[Collection entries]

○ ○ ○

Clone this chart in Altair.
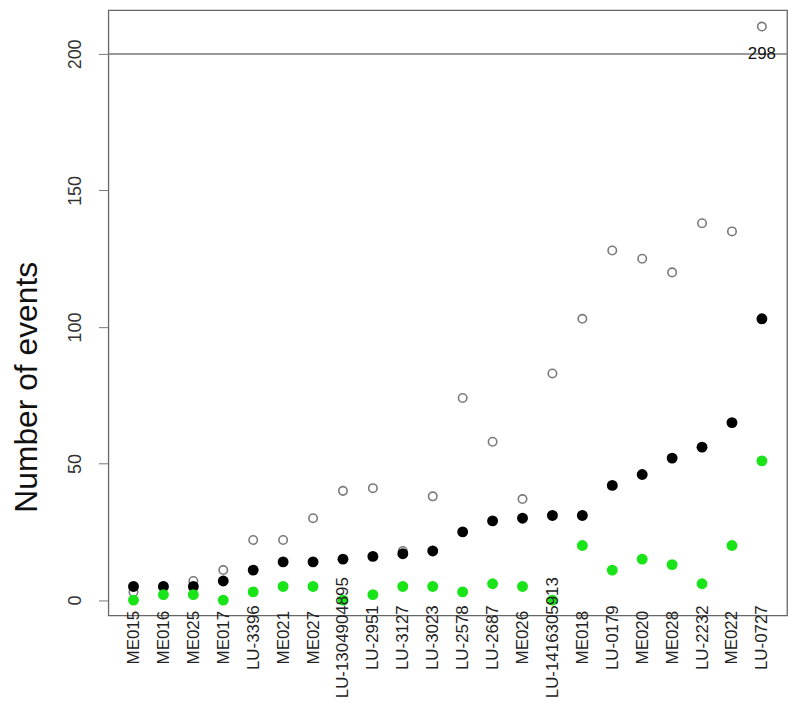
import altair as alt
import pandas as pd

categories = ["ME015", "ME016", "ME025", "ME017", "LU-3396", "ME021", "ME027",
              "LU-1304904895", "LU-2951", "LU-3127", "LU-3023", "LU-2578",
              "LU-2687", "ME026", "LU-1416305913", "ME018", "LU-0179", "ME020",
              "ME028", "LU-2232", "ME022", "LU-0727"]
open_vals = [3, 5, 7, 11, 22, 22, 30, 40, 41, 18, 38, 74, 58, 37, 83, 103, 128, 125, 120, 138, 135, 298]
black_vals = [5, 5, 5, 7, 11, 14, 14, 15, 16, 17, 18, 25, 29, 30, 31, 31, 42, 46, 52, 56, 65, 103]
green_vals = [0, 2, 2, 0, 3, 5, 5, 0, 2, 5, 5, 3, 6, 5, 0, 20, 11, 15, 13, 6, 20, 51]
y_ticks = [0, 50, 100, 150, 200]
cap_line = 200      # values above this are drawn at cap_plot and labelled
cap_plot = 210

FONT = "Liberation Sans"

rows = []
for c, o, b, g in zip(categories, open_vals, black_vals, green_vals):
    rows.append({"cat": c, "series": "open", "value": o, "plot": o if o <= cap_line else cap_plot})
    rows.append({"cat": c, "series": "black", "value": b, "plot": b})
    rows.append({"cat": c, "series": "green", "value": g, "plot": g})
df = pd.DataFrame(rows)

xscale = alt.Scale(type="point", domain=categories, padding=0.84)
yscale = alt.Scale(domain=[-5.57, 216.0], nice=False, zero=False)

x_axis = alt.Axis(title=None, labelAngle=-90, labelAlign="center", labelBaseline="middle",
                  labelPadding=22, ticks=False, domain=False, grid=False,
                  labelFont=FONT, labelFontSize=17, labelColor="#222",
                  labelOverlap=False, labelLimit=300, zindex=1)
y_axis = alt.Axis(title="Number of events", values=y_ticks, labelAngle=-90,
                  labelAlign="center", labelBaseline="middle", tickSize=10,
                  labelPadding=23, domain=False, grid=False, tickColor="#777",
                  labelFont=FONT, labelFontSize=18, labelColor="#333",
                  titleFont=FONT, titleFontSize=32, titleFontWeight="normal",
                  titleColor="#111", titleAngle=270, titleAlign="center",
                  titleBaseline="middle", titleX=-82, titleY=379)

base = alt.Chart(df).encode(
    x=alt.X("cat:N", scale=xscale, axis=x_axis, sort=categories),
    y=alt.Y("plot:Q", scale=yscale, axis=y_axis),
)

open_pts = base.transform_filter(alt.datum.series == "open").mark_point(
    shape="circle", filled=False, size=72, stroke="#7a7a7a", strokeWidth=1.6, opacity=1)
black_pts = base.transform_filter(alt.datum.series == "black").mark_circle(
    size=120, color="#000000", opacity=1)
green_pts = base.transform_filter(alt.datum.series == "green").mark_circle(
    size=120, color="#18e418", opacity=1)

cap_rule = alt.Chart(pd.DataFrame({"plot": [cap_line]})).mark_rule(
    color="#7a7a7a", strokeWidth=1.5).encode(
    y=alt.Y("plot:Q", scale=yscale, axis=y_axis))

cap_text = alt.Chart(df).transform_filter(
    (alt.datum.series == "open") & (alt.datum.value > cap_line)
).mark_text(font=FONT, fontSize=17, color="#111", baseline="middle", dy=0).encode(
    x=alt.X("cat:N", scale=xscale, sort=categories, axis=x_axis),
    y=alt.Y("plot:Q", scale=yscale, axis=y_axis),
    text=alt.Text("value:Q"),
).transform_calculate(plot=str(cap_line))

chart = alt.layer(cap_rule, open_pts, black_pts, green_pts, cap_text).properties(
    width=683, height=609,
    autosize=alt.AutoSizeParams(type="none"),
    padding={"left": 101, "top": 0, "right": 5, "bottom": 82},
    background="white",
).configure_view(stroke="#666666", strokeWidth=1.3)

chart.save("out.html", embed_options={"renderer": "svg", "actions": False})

○ ○ ○

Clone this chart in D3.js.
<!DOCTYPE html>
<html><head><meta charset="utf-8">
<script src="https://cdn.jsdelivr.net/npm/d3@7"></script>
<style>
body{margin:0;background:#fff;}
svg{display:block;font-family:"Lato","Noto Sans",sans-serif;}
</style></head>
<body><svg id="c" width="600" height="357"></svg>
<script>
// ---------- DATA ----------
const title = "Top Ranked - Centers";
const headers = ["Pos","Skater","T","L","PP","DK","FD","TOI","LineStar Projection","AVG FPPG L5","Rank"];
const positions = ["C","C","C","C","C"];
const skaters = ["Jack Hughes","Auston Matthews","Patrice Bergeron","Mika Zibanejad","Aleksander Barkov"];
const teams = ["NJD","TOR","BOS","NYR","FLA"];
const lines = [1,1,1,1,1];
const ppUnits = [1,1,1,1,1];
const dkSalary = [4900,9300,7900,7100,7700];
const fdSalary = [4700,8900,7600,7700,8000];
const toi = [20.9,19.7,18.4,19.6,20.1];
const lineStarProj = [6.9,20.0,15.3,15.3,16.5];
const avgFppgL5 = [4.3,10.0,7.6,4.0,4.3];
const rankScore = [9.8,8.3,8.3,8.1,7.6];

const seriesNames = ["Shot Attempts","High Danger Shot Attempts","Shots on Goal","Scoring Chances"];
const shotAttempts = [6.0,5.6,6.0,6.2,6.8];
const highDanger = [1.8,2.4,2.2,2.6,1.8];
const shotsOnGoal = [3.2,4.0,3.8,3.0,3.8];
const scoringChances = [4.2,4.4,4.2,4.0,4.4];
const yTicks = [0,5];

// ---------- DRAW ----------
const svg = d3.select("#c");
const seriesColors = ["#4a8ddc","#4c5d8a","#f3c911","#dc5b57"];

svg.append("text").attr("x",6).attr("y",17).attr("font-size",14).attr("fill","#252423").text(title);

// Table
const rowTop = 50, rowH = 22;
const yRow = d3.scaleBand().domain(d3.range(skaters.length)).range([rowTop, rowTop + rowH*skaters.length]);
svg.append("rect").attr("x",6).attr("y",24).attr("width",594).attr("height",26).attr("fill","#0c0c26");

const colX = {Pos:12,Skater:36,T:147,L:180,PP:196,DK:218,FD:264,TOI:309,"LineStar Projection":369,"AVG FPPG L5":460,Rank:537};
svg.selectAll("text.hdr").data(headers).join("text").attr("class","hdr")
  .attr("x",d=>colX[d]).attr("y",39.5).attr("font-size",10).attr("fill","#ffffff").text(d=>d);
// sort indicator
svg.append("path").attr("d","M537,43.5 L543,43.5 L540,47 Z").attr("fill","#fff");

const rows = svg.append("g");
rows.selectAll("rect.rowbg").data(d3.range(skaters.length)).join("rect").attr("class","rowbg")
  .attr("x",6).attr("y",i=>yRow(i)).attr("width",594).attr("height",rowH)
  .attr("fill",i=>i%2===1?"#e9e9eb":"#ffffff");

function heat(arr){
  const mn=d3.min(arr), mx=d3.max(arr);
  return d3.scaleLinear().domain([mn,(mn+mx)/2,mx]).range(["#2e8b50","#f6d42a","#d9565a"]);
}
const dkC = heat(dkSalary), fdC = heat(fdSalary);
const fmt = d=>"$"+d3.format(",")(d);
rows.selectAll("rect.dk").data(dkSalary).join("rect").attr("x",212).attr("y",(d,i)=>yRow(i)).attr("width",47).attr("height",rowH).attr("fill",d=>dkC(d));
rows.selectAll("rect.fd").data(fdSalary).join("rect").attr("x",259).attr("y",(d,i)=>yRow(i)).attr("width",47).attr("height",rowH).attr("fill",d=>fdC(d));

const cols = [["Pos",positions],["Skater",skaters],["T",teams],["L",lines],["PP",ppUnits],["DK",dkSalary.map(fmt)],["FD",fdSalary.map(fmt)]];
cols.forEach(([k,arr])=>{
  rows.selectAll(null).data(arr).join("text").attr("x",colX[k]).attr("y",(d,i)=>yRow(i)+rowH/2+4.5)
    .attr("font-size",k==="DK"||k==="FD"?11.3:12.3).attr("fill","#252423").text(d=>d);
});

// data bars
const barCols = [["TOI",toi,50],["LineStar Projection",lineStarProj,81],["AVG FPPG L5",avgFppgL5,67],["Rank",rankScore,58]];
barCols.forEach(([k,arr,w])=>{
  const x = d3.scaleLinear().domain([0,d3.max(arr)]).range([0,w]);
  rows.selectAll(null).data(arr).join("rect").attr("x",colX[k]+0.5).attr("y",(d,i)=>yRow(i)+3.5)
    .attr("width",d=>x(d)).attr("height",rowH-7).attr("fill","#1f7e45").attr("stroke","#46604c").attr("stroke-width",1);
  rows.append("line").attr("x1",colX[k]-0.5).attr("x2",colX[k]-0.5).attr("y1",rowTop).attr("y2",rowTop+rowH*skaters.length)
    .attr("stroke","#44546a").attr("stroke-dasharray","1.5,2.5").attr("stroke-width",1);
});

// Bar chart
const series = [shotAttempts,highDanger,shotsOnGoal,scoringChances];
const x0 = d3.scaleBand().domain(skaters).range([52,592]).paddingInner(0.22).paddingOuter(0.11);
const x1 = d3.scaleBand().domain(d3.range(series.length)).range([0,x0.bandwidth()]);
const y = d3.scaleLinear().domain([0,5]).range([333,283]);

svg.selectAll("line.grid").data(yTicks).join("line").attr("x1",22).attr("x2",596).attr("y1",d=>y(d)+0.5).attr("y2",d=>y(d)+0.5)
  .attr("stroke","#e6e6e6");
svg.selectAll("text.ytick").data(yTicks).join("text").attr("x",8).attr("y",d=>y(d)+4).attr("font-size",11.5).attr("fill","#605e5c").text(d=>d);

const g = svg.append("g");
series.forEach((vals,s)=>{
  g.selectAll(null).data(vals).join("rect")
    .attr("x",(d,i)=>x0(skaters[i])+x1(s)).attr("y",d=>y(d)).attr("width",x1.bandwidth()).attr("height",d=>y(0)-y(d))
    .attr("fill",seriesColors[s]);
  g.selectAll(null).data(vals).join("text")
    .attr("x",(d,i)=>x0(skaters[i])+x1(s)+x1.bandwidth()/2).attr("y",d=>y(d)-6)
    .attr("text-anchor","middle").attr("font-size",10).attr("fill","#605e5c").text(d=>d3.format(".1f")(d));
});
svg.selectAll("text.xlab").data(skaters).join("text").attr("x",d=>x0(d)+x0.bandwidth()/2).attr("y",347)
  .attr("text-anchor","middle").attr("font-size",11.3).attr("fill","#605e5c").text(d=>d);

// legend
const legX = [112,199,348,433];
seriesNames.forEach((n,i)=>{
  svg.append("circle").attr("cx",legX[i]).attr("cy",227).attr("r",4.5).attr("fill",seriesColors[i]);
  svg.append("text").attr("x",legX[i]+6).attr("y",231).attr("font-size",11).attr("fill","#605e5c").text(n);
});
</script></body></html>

○ ○ ○

CHALLENGE — Repeat, word for word, the lines of the material above from the one holding "Clone this chart in Altair." through the one holding "import pandas as pd". Leave out pictures.

CORRECT RESULT —
Clone this chart in Altair.
import altair as alt
import pandas as pd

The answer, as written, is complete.